Information provided:
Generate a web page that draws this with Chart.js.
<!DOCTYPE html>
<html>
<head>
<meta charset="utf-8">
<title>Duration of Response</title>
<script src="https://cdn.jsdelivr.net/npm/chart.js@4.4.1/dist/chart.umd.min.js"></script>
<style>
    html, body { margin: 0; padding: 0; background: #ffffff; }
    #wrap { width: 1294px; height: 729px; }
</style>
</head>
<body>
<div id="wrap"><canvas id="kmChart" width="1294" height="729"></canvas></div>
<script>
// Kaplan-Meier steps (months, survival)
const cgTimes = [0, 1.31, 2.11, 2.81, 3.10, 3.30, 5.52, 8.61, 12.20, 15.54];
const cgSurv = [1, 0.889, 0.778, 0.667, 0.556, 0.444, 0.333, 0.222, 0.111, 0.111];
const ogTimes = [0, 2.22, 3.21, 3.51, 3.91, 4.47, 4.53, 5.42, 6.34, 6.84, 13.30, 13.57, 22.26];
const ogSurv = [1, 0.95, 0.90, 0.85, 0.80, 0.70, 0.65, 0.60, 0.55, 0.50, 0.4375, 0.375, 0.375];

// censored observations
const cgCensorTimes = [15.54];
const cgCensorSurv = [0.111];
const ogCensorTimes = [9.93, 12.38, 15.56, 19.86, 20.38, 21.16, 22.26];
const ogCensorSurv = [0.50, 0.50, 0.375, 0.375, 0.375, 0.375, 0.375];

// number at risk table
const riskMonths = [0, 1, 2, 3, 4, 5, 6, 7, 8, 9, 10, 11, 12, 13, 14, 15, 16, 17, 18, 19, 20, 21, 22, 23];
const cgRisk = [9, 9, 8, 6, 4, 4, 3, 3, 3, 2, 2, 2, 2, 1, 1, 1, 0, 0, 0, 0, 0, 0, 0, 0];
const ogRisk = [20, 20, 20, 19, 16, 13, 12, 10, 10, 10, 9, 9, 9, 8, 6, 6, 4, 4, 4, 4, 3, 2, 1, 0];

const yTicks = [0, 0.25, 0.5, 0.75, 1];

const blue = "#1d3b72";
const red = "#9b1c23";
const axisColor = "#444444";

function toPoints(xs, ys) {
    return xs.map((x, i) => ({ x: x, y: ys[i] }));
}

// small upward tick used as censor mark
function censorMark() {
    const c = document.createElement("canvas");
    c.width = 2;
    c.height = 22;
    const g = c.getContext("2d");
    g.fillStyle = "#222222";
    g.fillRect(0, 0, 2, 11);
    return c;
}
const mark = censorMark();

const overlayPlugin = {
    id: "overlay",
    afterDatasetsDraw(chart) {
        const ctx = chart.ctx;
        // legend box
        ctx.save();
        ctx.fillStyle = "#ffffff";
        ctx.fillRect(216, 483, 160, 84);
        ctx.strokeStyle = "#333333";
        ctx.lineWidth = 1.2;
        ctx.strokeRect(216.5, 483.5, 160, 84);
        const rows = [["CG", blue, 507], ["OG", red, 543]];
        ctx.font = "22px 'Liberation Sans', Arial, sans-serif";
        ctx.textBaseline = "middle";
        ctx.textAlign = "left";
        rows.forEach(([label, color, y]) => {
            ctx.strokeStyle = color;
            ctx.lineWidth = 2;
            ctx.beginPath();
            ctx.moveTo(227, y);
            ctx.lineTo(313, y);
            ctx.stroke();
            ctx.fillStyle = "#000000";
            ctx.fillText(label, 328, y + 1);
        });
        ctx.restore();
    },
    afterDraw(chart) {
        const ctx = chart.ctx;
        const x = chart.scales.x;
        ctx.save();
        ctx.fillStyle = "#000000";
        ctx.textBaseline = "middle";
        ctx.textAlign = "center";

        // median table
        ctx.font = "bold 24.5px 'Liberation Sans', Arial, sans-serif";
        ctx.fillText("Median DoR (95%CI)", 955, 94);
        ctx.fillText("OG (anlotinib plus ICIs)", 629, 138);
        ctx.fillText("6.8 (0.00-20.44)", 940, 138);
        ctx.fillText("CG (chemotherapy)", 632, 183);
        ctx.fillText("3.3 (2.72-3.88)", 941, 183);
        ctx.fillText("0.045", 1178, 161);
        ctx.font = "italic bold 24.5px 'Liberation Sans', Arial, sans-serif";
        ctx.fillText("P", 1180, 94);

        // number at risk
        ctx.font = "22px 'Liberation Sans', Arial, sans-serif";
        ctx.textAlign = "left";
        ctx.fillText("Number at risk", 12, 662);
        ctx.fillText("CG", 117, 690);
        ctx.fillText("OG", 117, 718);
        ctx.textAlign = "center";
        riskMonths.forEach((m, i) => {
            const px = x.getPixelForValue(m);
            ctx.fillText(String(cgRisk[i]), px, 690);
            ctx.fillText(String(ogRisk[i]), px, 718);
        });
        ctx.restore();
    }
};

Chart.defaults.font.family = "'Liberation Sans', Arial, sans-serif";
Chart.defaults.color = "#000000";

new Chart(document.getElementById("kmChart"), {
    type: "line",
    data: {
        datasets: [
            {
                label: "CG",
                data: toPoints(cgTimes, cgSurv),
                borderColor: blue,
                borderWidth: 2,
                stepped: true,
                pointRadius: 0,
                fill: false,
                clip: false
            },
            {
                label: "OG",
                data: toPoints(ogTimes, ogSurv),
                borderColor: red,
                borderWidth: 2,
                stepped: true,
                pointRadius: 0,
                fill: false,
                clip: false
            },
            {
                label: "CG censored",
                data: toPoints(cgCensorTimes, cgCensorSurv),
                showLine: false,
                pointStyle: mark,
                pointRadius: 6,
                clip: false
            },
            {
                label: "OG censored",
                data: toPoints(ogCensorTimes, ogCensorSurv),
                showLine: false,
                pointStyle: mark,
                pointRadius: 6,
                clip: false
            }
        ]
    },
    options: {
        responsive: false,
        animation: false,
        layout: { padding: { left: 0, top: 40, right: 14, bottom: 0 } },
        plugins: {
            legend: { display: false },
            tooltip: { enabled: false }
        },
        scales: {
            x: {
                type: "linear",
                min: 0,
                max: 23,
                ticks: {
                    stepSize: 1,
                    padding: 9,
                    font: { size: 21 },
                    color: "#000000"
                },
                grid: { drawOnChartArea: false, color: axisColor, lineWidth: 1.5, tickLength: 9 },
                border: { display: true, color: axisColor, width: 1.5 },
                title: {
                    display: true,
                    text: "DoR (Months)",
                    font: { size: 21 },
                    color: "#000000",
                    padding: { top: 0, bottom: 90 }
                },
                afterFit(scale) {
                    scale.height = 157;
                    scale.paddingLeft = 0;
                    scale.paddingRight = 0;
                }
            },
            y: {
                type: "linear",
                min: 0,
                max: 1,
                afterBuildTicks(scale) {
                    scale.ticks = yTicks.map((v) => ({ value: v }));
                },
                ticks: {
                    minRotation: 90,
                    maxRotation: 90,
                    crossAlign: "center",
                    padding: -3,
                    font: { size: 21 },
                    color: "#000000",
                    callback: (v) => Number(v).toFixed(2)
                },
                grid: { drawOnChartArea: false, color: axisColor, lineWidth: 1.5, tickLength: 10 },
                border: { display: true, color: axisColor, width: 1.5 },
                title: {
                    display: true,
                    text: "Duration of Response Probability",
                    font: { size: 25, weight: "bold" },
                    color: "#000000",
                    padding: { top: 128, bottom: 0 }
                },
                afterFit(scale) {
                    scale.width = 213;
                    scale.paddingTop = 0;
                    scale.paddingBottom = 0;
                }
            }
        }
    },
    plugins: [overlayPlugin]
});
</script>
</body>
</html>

Written problem: The listing above must be transcribed exactly, line by line.

Solved problem:
Generate a web page that draws this with Chart.js.
<!DOCTYPE html>
<html>
<head>
<meta charset="utf-8">
<title>Duration of Response</title>
<script src="https://cdn.jsdelivr.net/npm/chart.js@4.4.1/dist/chart.umd.min.js"></script>
<style>
    html, body { margin: 0; padding: 0; background: #ffffff; }
    #wrap { width: 1294px; height: 729px; }
</style>
</head>
<body>
<div id="wrap"><canvas id="kmChart" width="1294" height="729"></canvas></div>
<script>
// Kaplan-Meier steps (months, survival)
const cgTimes = [0, 1.31, 2.11, 2.81, 3.10, 3.30, 5.52, 8.61, 12.20, 15.54];
const cgSurv = [1, 0.889, 0.778, 0.667, 0.556, 0.444, 0.333, 0.222, 0.111, 0.111];
const ogTimes = [0, 2.22, 3.21, 3.51, 3.91, 4.47, 4.53, 5.42, 6.34, 6.84, 13.30, 13.57, 22.26];
const ogSurv = [1, 0.95, 0.90, 0.85, 0.80, 0.70, 0.65, 0.60, 0.55, 0.50, 0.4375, 0.375, 0.375];

// censored observations
const cgCensorTimes = [15.54];
const cgCensorSurv = [0.111];
const ogCensorTimes = [9.93, 12.38, 15.56, 19.86, 20.38, 21.16, 22.26];
const ogCensorSurv = [0.50, 0.50, 0.375, 0.375, 0.375, 0.375, 0.375];

// number at risk table
const riskMonths = [0, 1, 2, 3, 4, 5, 6, 7, 8, 9, 10, 11, 12, 13, 14, 15, 16, 17, 18, 19, 20, 21, 22, 23];
const cgRisk = [9, 9, 8, 6, 4, 4, 3, 3, 3, 2, 2, 2, 2, 1, 1, 1, 0, 0, 0, 0, 0, 0, 0, 0];
const ogRisk = [20, 20, 20, 19, 16, 13, 12, 10, 10, 10, 9, 9, 9, 8, 6, 6, 4, 4, 4, 4, 3, 2, 1, 0];

const yTicks = [0, 0.25, 0.5, 0.75, 1];

const blue = "#1d3b72";
const red = "#9b1c23";
const axisColor = "#444444";

function toPoints(xs, ys) {
    return xs.map((x, i) => ({ x: x, y: ys[i] }));
}

// small upward tick used as censor mark
function censorMark() {
    const c = document.createElement("canvas");
    c.width = 2;
    c.height = 22;
    const g = c.getContext("2d");
    g.fillStyle = "#222222";
    g.fillRect(0, 0, 2, 11);
    return c;
}
const mark = censorMark();

const overlayPlugin = {
    id: "overlay",
    afterDatasetsDraw(chart) {
        const ctx = chart.ctx;
        // legend box
        ctx.save();
        ctx.fillStyle = "#ffffff";
        ctx.fillRect(216, 483, 160, 84);
        ctx.strokeStyle = "#333333";
        ctx.lineWidth = 1.2;
        ctx.strokeRect(216.5, 483.5, 160, 84);
        const rows = [["CG", blue, 507], ["OG", red, 543]];
        ctx.font = "22px 'Liberation Sans', Arial, sans-serif";
        ctx.textBaseline = "middle";
        ctx.textAlign = "left";
        rows.forEach(([label, color, y]) => {
            ctx.strokeStyle = color;
            ctx.lineWidth = 2;
            ctx.beginPath();
            ctx.moveTo(227, y);
            ctx.lineTo(313, y);
            ctx.stroke();
            ctx.fillStyle = "#000000";
            ctx.fillText(label, 328, y + 1);
        });
        ctx.restore();
    },
    afterDraw(chart) {
        const ctx = chart.ctx;
        const x = chart.scales.x;
        ctx.save();
        ctx.fillStyle = "#000000";
        ctx.textBaseline = "middle";
        ctx.textAlign = "center";

        // median table
        ctx.font = "bold 24.5px 'Liberation Sans', Arial, sans-serif";
        ctx.fillText("Median DoR (95%CI)", 955, 94);
        ctx.fillText("OG (anlotinib plus ICIs)", 629, 138);
        ctx.fillText("6.8 (0.00-20.44)", 940, 138);
        ctx.fillText("CG (chemotherapy)", 632, 183);
        ctx.fillText("3.3 (2.72-3.88)", 941, 183);
        ctx.fillText("0.045", 1178, 161);
        ctx.font = "italic bold 24.5px 'Liberation Sans', Arial, sans-serif";
        ctx.fillText("P", 1180, 94);

        // number at risk
        ctx.font = "22px 'Liberation Sans', Arial, sans-serif";
        ctx.textAlign = "left";
        ctx.fillText("Number at risk", 12, 662);
        ctx.fillText("CG", 117, 690);
        ctx.fillText("OG", 117, 718);
        ctx.textAlign = "center";
        riskMonths.forEach((m, i) => {
            const px = x.getPixelForValue(m);
            ctx.fillText(String(cgRisk[i]), px, 690);
            ctx.fillText(String(ogRisk[i]), px, 718);
        });
        ctx.restore();
    }
};

Chart.defaults.font.family = "'Liberation Sans', Arial, sans-serif";
Chart.defaults.color = "#000000";

new Chart(document.getElementById("kmChart"), {
    type: "line",
    data: {
        datasets: [
            {
                label: "CG",
                data: toPoints(cgTimes, cgSurv),
                borderColor: blue,
                borderWidth: 2,
                stepped: true,
                pointRadius: 0,
                fill: false,
                clip: false
            },
            {
                label: "OG",
                data: toPoints(ogTimes, ogSurv),
                borderColor: red,
                borderWidth: 2,
                stepped: true,
                pointRadius: 0,
                fill: false,
                clip: false
            },
            {
                label: "CG censored",
                data: toPoints(cgCensorTimes, cgCensorSurv),
                showLine: false,
                pointStyle: mark,
                pointRadius: 6,
                clip: false
            },
            {
                label: "OG censored",
                data: toPoints(ogCensorTimes, ogCensorSurv),
                showLine: false,
                pointStyle: mark,
                pointRadius: 6,
                clip: false
            }
        ]
    },
    options: {
        responsive: false,
        animation: false,
        layout: { padding: { left: 0, top: 40, right: 14, bottom: 0 } },
        plugins: {
            legend: { display: false },
            tooltip: { enabled: false }
        },
        scales: {
            x: {
                type: "linear",
                min: 0,
                max: 23,
                ticks: {
                    stepSize: 1,
                    padding: 9,
                    font: { size: 21 },
                    color: "#000000"
                },
                grid: { drawOnChartArea: false, color: axisColor, lineWidth: 1.5, tickLength: 9 },
                border: { display: true, color: axisColor, width: 1.5 },
                title: {
                    display: true,
                    text: "DoR (Months)",
                    font: { size: 21 },
                    color: "#000000",
                    padding: { top: 0, bottom: 90 }
                },
                afterFit(scale) {
                    scale.height = 157;
                    scale.paddingLeft = 0;
                    scale.paddingRight = 0;
                }
            },
            y: {
                type: "linear",
                min: 0,
                max: 1,
                afterBuildTicks(scale) {
                    scale.ticks = yTicks.map((v) => ({ value: v }));
                },
                ticks: {
                    minRotation: 90,
                    maxRotation: 90,
                    crossAlign: "center",
                    padding: -3,
                    font: { size: 21 },
                    color: "#000000",
                    callback: (v) => Number(v).toFixed(2)
                },
                grid: { drawOnChartArea: false, color: axisColor, lineWidth: 1.5, tickLength: 10 },
                border: { display: true, color: axisColor, width: 1.5 },
                title: {
                    display: true,
                    text: "Duration of Response Probability",
                    font: { size: 25, weight: "bold" },
                    color: "#000000",
                    padding: { top: 128, bottom: 0 }
                },
                afterFit(scale) {
                    scale.width = 213;
                    scale.paddingTop = 0;
                    scale.paddingBottom = 0;
                }
            }
        }
    },
    plugins: [overlayPlugin]
});
</script>
</body>
</html>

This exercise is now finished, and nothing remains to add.